Thirty years ago in a wide-spot-in-the-road Idaho town 300 miles west of Yellowstone, Willy and Cody Braun formed their first band. As the sons and grandsons of professional musicians, their knowledge about how to do that was ahead of most of their garage band peers. One of their first decisions was to relocate to Austin. As Cody tells it, “We were too country for LA and too rock n roll for Nashville. The Austin, TX scene was a good home for bands like us.” Taking the name, Reckless Kelly, of a rumored Chicago gangster and adding drummer Jay Nazz to their line-up they quickly landed a record deal.
As an early favorite in the emerging alt-country and Americana music scene, the band performed in Austin’s most-fabled venues, like the Continental Club, Saxon Pub, Stubbs and Antones. They also released new albums every couple of years on increasingly well-known record labels. By the late 00’s music fans would certainly have assumed the band had the music industry tiger by the tail. Even the group’s inspiration for their name had matured, from a non-existent Chicago mobster to an Australian outlaw, Ned Kelly, who some thought of as a folk hero symbolizing resistance against authority.
Behind the scenes, however, business dealings with their record labels had become tense. Although they mostly allowed the band to make the records they wanted to make, the music companies owned the masters and deals were structured so the band’s financial upside was limited. In addition, licensing was at the sole discretion of the label. Cody notes, “We learn how to play our instruments, write the songs, spend our lives on the highway touring, and at the end of the day, some guy in a suit takes home most of the money.”

By 2011, with the release of Good Luck & True Love, the group had formed their own record label so at least moving forward they were their own guy in the suit. That still left them without rights to their earlier music, many songs of which had become fan favorites and linchpins of live performances. In the years since then, those record companies have been sold to other record companies which have in turn been sold to yet other labels. Those corporations have such enormous inventories that the back catalog of even a successful outlaw country band doesn’t show up to the left of the decimal point. Conversations about purchase of their old masters have gone nowhere. Not content to just let things lay, the brothers and Nazz have taken things into their own hands, re-recording many of those fan favorites on a new album on their own label, appropriately titled Alternate Routes(out May 15th).
As you can imagine, with decades of performance under their belt and new band members Geoffrey Queen and Joe Miller adding their own touches, the songs have evolved. Wicked Twisted Road’s title track has substituted harmonica to convey a weariness that the original’s mandolin accents missed. Seven Nights In Eire still has the unmistakable lilt, but interwoven mandolin and fiddle riffs add a nice complexity to the tune. The twin Telecaster leads on Nobody’s Girl are still there, but with the mix bringing them more front and center, and is one of the sounds I personally attach to Reckless Kelly. American Blood is another number that’s benefitted from a newer mix with the band sounding less muddled. Overall, when you go back and listen to the first recordings versus the Alternate Routes version what strikes you is the increased dynamic and stylistic range the group has developed over the years.
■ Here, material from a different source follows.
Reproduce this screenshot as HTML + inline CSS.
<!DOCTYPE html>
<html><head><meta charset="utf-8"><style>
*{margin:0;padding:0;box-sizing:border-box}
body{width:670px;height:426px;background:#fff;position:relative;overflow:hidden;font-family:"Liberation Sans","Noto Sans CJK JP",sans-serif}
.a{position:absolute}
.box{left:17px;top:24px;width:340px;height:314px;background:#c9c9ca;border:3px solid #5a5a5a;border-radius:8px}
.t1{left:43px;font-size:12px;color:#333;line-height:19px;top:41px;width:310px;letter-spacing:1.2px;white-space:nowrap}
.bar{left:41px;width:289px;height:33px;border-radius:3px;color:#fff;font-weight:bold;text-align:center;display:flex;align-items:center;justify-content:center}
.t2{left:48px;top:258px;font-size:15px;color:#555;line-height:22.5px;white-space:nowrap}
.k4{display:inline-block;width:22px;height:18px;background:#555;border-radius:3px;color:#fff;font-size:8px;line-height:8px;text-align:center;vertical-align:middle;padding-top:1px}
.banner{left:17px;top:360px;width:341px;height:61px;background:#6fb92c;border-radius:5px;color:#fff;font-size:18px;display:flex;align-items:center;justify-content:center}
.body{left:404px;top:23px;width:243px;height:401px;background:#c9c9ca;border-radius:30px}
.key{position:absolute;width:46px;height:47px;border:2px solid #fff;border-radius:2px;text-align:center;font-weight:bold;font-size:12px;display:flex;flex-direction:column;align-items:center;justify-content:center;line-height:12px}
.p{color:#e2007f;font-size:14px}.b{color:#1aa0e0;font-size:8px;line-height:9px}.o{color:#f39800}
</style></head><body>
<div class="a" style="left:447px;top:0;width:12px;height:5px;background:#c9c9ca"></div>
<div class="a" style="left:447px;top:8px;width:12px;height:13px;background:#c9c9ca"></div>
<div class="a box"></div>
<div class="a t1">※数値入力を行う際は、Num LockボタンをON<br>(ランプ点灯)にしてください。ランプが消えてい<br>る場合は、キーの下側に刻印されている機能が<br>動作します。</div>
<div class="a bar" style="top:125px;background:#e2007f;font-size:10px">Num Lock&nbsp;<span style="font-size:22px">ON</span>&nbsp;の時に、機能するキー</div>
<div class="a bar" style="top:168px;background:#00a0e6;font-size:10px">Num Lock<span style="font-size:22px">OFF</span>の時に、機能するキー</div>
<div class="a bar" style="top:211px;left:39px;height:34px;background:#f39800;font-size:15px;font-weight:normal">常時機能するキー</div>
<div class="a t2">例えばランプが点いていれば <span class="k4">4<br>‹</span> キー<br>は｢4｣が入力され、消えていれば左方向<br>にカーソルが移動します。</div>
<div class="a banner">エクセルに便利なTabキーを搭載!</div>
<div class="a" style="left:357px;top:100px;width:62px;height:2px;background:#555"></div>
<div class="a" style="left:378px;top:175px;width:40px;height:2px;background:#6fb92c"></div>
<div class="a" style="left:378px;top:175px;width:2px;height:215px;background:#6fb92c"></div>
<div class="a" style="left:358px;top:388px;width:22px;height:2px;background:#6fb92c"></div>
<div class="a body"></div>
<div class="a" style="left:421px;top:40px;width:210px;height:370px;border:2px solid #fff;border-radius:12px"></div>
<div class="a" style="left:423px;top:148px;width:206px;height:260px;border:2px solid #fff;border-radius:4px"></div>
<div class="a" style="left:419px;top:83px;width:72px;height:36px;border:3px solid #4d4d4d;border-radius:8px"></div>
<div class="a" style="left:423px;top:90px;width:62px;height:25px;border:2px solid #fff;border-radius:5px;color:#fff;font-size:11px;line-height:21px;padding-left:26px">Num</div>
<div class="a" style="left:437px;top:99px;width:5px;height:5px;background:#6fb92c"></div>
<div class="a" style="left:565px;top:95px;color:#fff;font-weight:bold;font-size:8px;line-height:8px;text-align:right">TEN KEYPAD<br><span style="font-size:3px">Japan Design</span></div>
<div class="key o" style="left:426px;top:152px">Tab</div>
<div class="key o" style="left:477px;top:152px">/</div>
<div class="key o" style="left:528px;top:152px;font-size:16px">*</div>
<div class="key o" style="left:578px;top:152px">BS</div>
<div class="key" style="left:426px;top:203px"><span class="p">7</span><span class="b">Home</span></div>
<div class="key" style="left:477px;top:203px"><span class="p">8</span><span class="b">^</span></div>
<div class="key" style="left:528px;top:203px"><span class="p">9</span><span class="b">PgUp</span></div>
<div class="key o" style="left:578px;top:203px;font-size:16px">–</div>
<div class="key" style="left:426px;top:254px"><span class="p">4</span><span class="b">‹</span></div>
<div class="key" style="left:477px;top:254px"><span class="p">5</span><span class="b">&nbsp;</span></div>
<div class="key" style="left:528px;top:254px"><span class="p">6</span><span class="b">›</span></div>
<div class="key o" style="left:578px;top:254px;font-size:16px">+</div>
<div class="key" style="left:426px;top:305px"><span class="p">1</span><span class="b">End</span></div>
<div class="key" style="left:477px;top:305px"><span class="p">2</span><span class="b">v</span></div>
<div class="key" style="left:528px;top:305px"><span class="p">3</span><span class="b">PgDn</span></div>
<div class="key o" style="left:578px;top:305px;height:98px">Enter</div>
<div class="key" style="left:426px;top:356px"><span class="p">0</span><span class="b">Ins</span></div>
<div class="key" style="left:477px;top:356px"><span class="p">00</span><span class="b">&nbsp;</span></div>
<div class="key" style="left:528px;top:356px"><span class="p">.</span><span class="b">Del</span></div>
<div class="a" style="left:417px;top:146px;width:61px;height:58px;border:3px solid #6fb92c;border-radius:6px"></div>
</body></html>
Ultimately, I think that idea of a wider range to work in is what this new album is all about. The band has not just gotten better and more comfortable with their own capabilities, they have a strong desire to give fans what they’re asking for without an accountant getting in the middle of things. Cody stated that as, “My advice to anyone wanting to try their hand at music and the business is that you really need to learn how to do both really well, or be willing to give someone all your money and let them tell you what to sing, what to wear, how to act, and who to be.” There’s a lesson in personal responsibility for all of us in that.
If you’re even the slightest fan of Reckless Kelly (and if you aren’t, you should be), Alternate Routes is a win-win record. You get to hear some great new, and yet also familiar, music and the band gets to take a little more control over making the music they love.